There is also one very major thing that I want to say about this book, and that is it’s written to help someone with grieving and understanding. I lost my father a couple of years ago. When he died, and though we had an excellent relationship with him, I realized not all parents and kids do. While I know, he and I hashed everything out because we had a good relationship, my siblings didn’t have the same relationships with him. “Dancing At Midnight” is a book that speaks on coming to terms with your parents, just as much as coming to terms with the act of parenting. Not everyone can grieve and know they said all they needed to mention before that final moment your loved one is gone. So if anything, this story pounds a nail on the banner “Say what you have to say at the moment, before it is too late” and I love that about this book. 

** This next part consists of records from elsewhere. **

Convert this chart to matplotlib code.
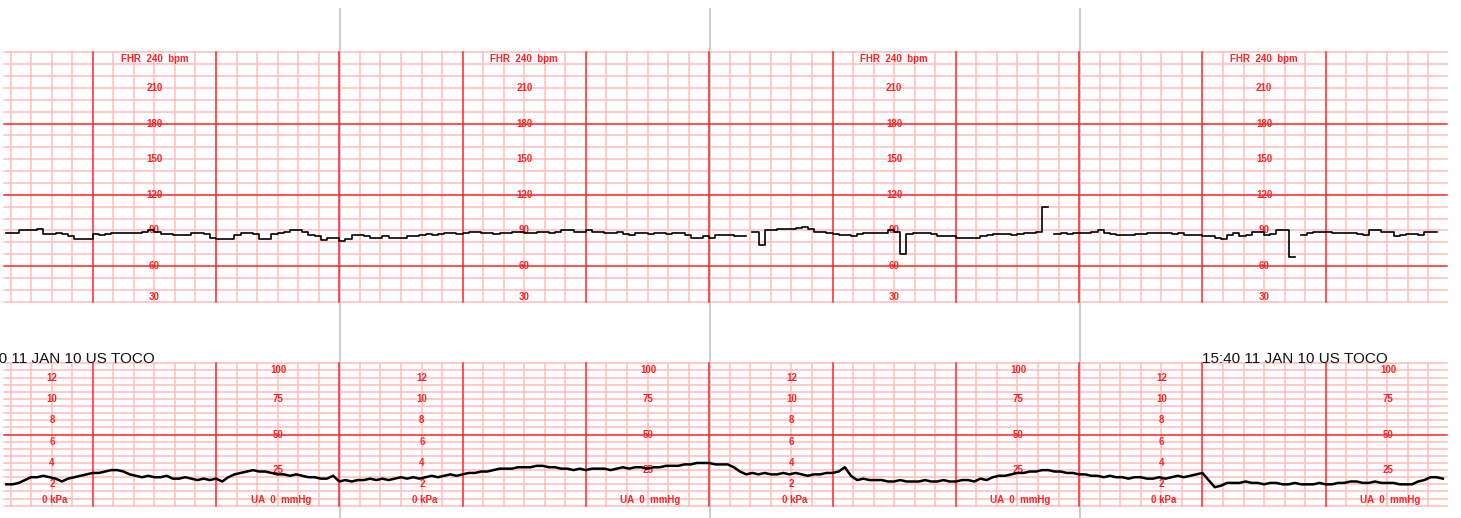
import numpy as np
import matplotlib
matplotlib.use("Agg")
import matplotlib.pyplot as plt
from matplotlib.transforms import blended_transform_factory

# ---------------- data ----------------
sample_start_min = -0.70
sample_step_min = 0.05  # 3 s per sample

fhr_bpm = [
    88, 88, 90, 90, 90, 91, 87, 87, 88, 87,
    85, 83, 83, 83, 87, 86, 87, 88, 88, 88,
    88, 88, 89, 90, 89, 87, 87, 86, 86, 86,
    88, 88, 87, 84, 83, 83, 83, 86, 88, 88,
    87, 83, 83, 87, 88, 89, 90, 90, 89, 86,
    85, 82, 84, 84, 81, 83, 86, 86, 85, 84,
    84, 85, 84, 84, 84, 85, 85, 86, 87, 86,
    87, 88, 88, 87, 88, 89, 89, 88, 88, 87,
    88, 88, 89, 89, 88, 88, 89, 89, 88, 89,
    90, 90, 89, 89, 90, 89, 89, 88, 88, 89,
    87, 86, 88, 88, 87, 88, 88, 87, 88, 88,
    86, 84, 84, 85, 84, 86, 86, 86, 85, 85,
    np.nan, 89, 78, 90, 90, 91, 91, 91, 92, 93,
    91, 89, 89, 88, 87, 86, 86, 85, 87, 88,
    88, 88, 88, 90, 89, 70, 87, 88, 88, 88,
    87, 85, 85, 85, 84, 84, 84, 84, 85, 86,
    87, 87, 87, 86, 87, 88, 88, 89, 110, np.nan,
    87, 88, 87, 88, 88, 88, 89, 90, 88, 87,
    86, 86, 86, 87, 87, 88, 88, 88, 88, 87,
    88, 86, 86, 86, 85, 85, 84, 83, 86, 88,
    85, 86, 89, 89, 86, 87, 90, 90, 68, np.nan,
    86, 88, 89, 89, 89, 88, 88, 88, 88, 87,
    86, 90, 90, 89, 89, 85, 86, 87, 87, 86,
    89, 89, np.nan, np.nan,
]

toco_mmhg = [
    15, 15, 16, 18, 20, 20, 21, 20, 19, 17,
    19, 20, 21, 22, 23, 23, 24, 25, 25, 24,
    22, 21, 20, 21, 20, 20, 21, 19, 19, 20,
    19, 18, 19, 18, 19, 17, 20, 22, 23, 24,
    25, 24, 24, 23, 22, 22, 21, 22, 21, 20,
    20, 19, 19, 21, 17, 18, 17, 18, 18, 19,
    18, 19, 18, 19, 20, 19, 20, 19, 20, 21,
    20, 21, 22, 21, 22, 23, 23, 24, 24, 25,
    26, 26, 26, 27, 27, 27, 28, 28, 27, 27,
    26, 26, 25, 26, 25, 26, 26, 26, 25, 26,
    27, 26, 27, 27, 26, 27, 27, 28, 28, 28,
    29, 29, 30, 30, 30, 29, 29, 29, 27, 24,
    22, 23, 22, 23, 22, 22, 23, 22, 23, 22,
    21, 22, 22, 23, 23, 24, 27, 21, 18, 19,
    18, 18, 18, 17, 17, 18, 17, 17, 17, 18,
    17, 17, 18, 17, 17, 18, 18, 17, 19, 18,
    20, 21, 21, 22, 23, 23, 24, 24, 25, 25,
    24, 24, 23, 23, 22, 22, 21, 21, 20, 21,
    20, 20, 19, 20, 20, 19, 19, 20, 19, 20,
    21, 20, 21, 22, 23, 18, 13, 14, 16, 16,
    16, 17, 16, 16, 15, 16, 16, 15, 15, 16,
    15, 15, 15, 16, 15, 15, 16, 16, 17, 17,
    16, 16, 17, 16, 16, 16, 15, 15, 15, 17,
    18, 20, 20, 19,
]

fhr_scale_labels = [210, 180, 150, 120, 90, 60, 30]
kpa_scale_labels = [12, 10, 8, 6, 4, 2]
mmhg_scale_labels = [75, 50, 25]
page_starts_min = [-1, 2, 5, 8]
page_separators_min = [2, 5, 8]
header_text = "15:40 11 JAN 10 US TOCO"
header_starts_min = [-1, 9]

# ---------------- layout ----------------
W, H = 1461, 518
fig = plt.figure(figsize=(W / 100, H / 100), dpi=100)

PX_PER_MIN = 123.3
X0_PX = 92.7  # pixel of minute 0
left_px, right_px = 4, 1447
xlim = ((left_px - X0_PX) / PX_PER_MIN, (right_px - X0_PX) / PX_PER_MIN)


def add_axes_px(top, bottom):
    return fig.add_axes([left_px / W, (H - bottom) / H,
                         (right_px - left_px) / W, (bottom - top) / H])


ax_fhr = add_axes_px(52.3, 301.7)
ax_toco = add_axes_px(363.3, 505.7)

RED = "#ff2424"
PINK = "#ffbcbc"
GREY = "#cfcfcf"
LW = 1.1

minor_x = np.arange(-4, 66) / 6.0
major_x = np.arange(0, 11)

for ax, ylim, minor_step, majors in (
        (ax_fhr, (30, 240), 10, [60, 120, 180]),
        (ax_toco, (0, 100), 5, [50])):
    ax.set_xlim(*xlim)
    ax.set_ylim(*ylim)
    ax.axis("off")
    for y in np.arange(ylim[0], ylim[1] + 0.1, minor_step):
        if y in majors:
            continue
        ax.axhline(y, color=PINK, lw=LW, zorder=1, clip_on=False)
    for x in minor_x:
        if abs(x - round(x)) < 1e-6:
            continue
        ax.axvline(x, color=PINK, lw=LW, zorder=1, clip_on=False)
    for y in majors:
        ax.axhline(y, color=RED, lw=LW, zorder=2, clip_on=False)
    for x in major_x:
        ax.axvline(x, color=RED, lw=LW, zorder=2, clip_on=False)

# page separators spanning the whole sheet
trans_sep = blended_transform_factory(ax_fhr.transData, fig.transFigure)
for x in page_separators_min:
    fig.add_artist(plt.Line2D([x + 0.004, x + 0.004], [0, (H - 9) / H],
                              transform=trans_sep, color=GREY, lw=1.5, zorder=0))

# ---------------- traces ----------------
t = sample_start_min + sample_step_min * np.arange(len(fhr_bpm))
ax_fhr.plot(t, np.array(fhr_bpm, dtype=float), color="black", lw=1.2,
            drawstyle="steps-post", zorder=5)
t2 = sample_start_min + sample_step_min * np.arange(len(toco_mmhg))
ax_toco.plot(t2, np.array(toco_mmhg, dtype=float), color="black", lw=1.8,
             zorder=5)

# ---------------- scale labels ----------------
lab_kw = dict(color=RED, fontsize=7, family="Liberation Sans",
              weight="bold", ha="center", va="center", zorder=4)
for p in page_starts_min:
    xc = p + 1.5
    ax_fhr.text(xc, 234.4, "FHR  240  bpm", **lab_kw)
    for v in fhr_scale_labels:
        yv = v if v != 30 else 34.2
        ax_fhr.text(xc, yv, str(v), **lab_kw)
    xk = p + 0.67
    for v in kpa_scale_labels:
        ax_toco.text(xk, v * 7.5, str(v), **lab_kw)
    ax_toco.text(xk + 0.02, 4, "0 kPa", **lab_kw)
    xm = p + 2.505
    ax_toco.text(xm, 95.3, "100", **lab_kw)
    for v in mmhg_scale_labels:
        ax_toco.text(xm, v, str(v), **lab_kw)
    ax_toco.text(xm + 0.02, 4, "UA  0  mmHg", **lab_kw)

for s in header_starts_min:
    ax_toco.text(s, 1.005, header_text, transform=blended_transform_factory(
        ax_toco.transData, ax_toco.transAxes), ha="left", va="baseline",
        fontsize=11, family="Liberation Sans", color="#111111", clip_on=False)

fig.savefig("out.png", dpi=100)
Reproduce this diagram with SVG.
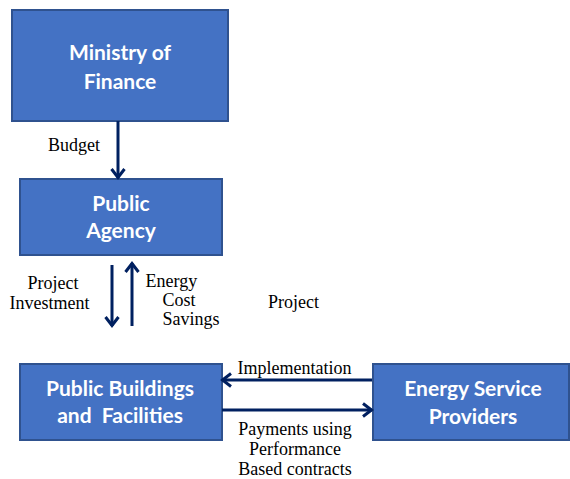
<svg xmlns="http://www.w3.org/2000/svg" width="570" height="479" viewBox="0 0 570 479">
<style>
.box{fill:#4472C4;stroke:#2F528F;stroke-width:2}
.bt{font-family:Lato,"Open Sans","Liberation Sans",sans-serif;font-weight:bold;font-size:21px;fill:#ffffff;text-anchor:middle}
.lb{font-family:"Liberation Serif","Times New Roman",serif;font-size:18px;fill:#000000}
.ar{stroke:#002060;stroke-width:3;fill:none;marker-end:url(#ah)}
</style>
<defs>
<marker id="ah" markerUnits="userSpaceOnUse" viewBox="-12 -9 14 18" refX="0" refY="0" markerWidth="14" markerHeight="18" orient="auto" overflow="visible">
<path d="M-9,-6.5 L-0.5,0 L-9,6.5" fill="none" stroke="#002060" stroke-width="3" stroke-linejoin="miter"/>
</marker>
</defs>
<rect width="570" height="479" fill="#ffffff"/>
<g id="ministry">
<rect class="box" x="12" y="10" width="216" height="111"/>
<text class="bt" x="120" y="60">Ministry of</text>
<text class="bt" x="120" y="89">Finance</text>
</g>
<g id="agency">
<rect class="box" x="20" y="179" width="202" height="76"/>
<text class="bt" x="121" y="211">Public</text>
<text class="bt" x="121" y="238">Agency</text>
</g>
<g id="buildings">
<rect class="box" x="20" y="364" width="202" height="76"/>
<text class="bt" x="120" y="396">Public Buildings</text>
<text class="bt" x="120" y="423" xml:space="preserve">and  Facilities</text>
</g>
<g id="esp">
<rect class="box" x="373" y="364" width="196" height="76"/>
<text class="bt" x="473" y="396">Energy Service</text>
<text class="bt" x="473" y="424">Providers</text>
</g>
<g id="connectors">
<line class="ar" x1="118" y1="121" x2="118" y2="178"/>
<line class="ar" x1="112" y1="265" x2="112" y2="326"/>
<line class="ar" x1="132" y1="326" x2="132" y2="263"/>
<line class="ar" x1="372" y1="380" x2="222" y2="380"/>
<line class="ar" x1="222" y1="410" x2="372" y2="410"/>
</g>
<g id="labels">
<text class="lb" x="48" y="151">Budget</text>
<text class="lb" x="53" y="289" text-anchor="middle">Project</text>
<text class="lb" x="49.5" y="309" text-anchor="middle">Investment</text>
<text class="lb" x="145.5" y="287">Energy</text>
<text class="lb" x="162.5" y="306">Cost</text>
<text class="lb" x="162.5" y="325">Savings</text>
<text class="lb" x="268" y="308">Project</text>
<text class="lb" x="294.5" y="374" text-anchor="middle">Implementation</text>
<text class="lb" x="295" y="435" text-anchor="middle">Payments using</text>
<text class="lb" x="295" y="455" text-anchor="middle">Performance</text>
<text class="lb" x="295" y="475" text-anchor="middle">Based contracts</text>
</g>
</svg>
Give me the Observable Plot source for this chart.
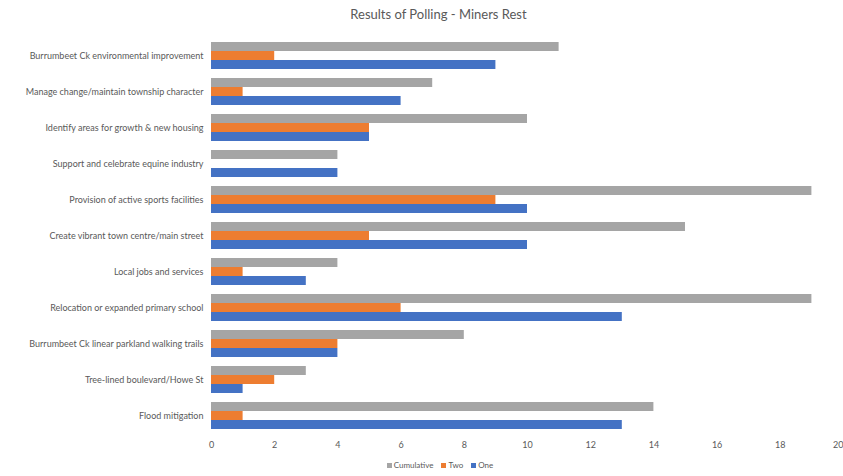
<!DOCTYPE html>
<html>
<head>
<meta charset="utf-8">
<script src="https://cdn.jsdelivr.net/npm/d3@7"></script>
<script src="https://cdn.jsdelivr.net/npm/@observablehq/plot@0.6"></script>
<style>
  body { margin: 0; background: #fff; font-family: Lato, "Open Sans", sans-serif; }
  #wrap { width: 843px; }
  #title { height: 28px; line-height: 28px; font-size: 13px; color: #595959; text-align: center; padding-left: 34px; }
  #legend { height: 21px; line-height: 21px; font-size: 8px; color: #595959; text-align: center; padding-left: 37px; }
  #legend span.item { margin: 0 4px; white-space: nowrap; }
  #legend span.sw { display: inline-block; width: 5px; height: 5px; margin-right: 2px; vertical-align: middle; }
</style>
</head>
<body>
<div id="wrap">
  <div id="title">Results of Polling - Miners Rest</div>
  <div id="chart"></div>
  <div id="legend"></div>
</div>
<script>
// Poll topics, top to bottom
const categories = [
  "Burrumbeet Ck environmental improvement",
  "Manage change/maintain township character",
  "Identify areas for growth & new housing",
  "Support and celebrate equine industry",
  "Provision of active sports facilities",
  "Create vibrant town centre/main street",
  "Local jobs and services",
  "Relocation or expanded primary school",
  "Burrumbeet Ck linear parkland walking trails",
  "Tree-lined boulevard/Howe St",
  "Flood mitigation"
];

// Votes per topic
const one        = [9, 6, 5, 4, 10, 10, 3, 13, 4, 1, 13];
const two        = [2, 1, 5, 0, 9, 5, 1, 6, 4, 2, 1];
const cumulative = [11, 7, 10, 4, 19, 15, 4, 19, 8, 3, 14];

const seriesNames = ["Cumulative", "Two", "One"];
const seriesColors = ["#A5A5A5", "#ED7D31", "#4472C4"];
const xTicks = [0, 2, 4, 6, 8, 10, 12, 14, 16, 18, 20];

const valuesBySeries = { Cumulative: cumulative, Two: two, One: one };
const rows = categories.flatMap((category, i) =>
  seriesNames.map(series => ({ category, series, value: valuesBySeries[series][i] }))
);

// the last tick sits on the right edge, so its label is right-aligned
const innerTicks = xTicks.slice(0, -1);
const edgeTicks = xTicks.slice(-1);

const chart = Plot.plot({
  width: 843,
  height: 427,
  marginLeft: 211,
  marginRight: 0,
  marginTop: 8,
  marginBottom: 21,
  style: { fontFamily: "Lato, 'Open Sans', sans-serif", fontSize: "9px", color: "#595959", background: "transparent" },
  x: { domain: [0, 20], label: null },
  y: { domain: seriesNames, padding: 0, axis: null },
  fy: { domain: categories, paddingInner: 0.2, paddingOuter: 0.1, axis: "left", tickSize: 0, tickPadding: 8, label: null },
  color: { domain: seriesNames, range: seriesColors },
  marks: [
    Plot.barX(rows, { x: "value", y: "series", fy: "category", fill: "series" }),
    Plot.axisX(innerTicks, { tickSize: 0, tickPadding: 11, label: null }),
    Plot.axisX(edgeTicks, { tickSize: 0, tickPadding: 11, label: null, textAnchor: "end" })
  ]
});
document.getElementById("chart").appendChild(chart);

// Legend row under the plot
const legend = document.getElementById("legend");
seriesNames.forEach((name, i) => {
  const item = document.createElement("span");
  item.className = "item";
  const sw = document.createElement("span");
  sw.className = "sw";
  sw.style.background = seriesColors[i];
  item.appendChild(sw);
  item.appendChild(document.createTextNode(name));
  legend.appendChild(item);
});
</script>
</body>
</html>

My critiques are small. Essentially, if you are in the mood for something uplifting and chipper, this may not be the book for you at the time. That basically is my critique. I found no story structure issues, I found one very minor typo, and basically, my critique is that this isn’t a book for everyone. But, if you need something to make your day better overall, I would recommend “Dancing at Midnight” with a big cup of coffee or tea and ease into a book. 

What do you score a book that has such bitter-sweet notes? It’s not frightening; it’s not an evil book and nothing like what I’ve been reading lately. It left me shaken and left me feeling good at the same time. After reviewing my scores, 

I’m giving “Dancing at Midnight” a 95 out of 100. That’s a 5-star review on Amazon and Goodreads.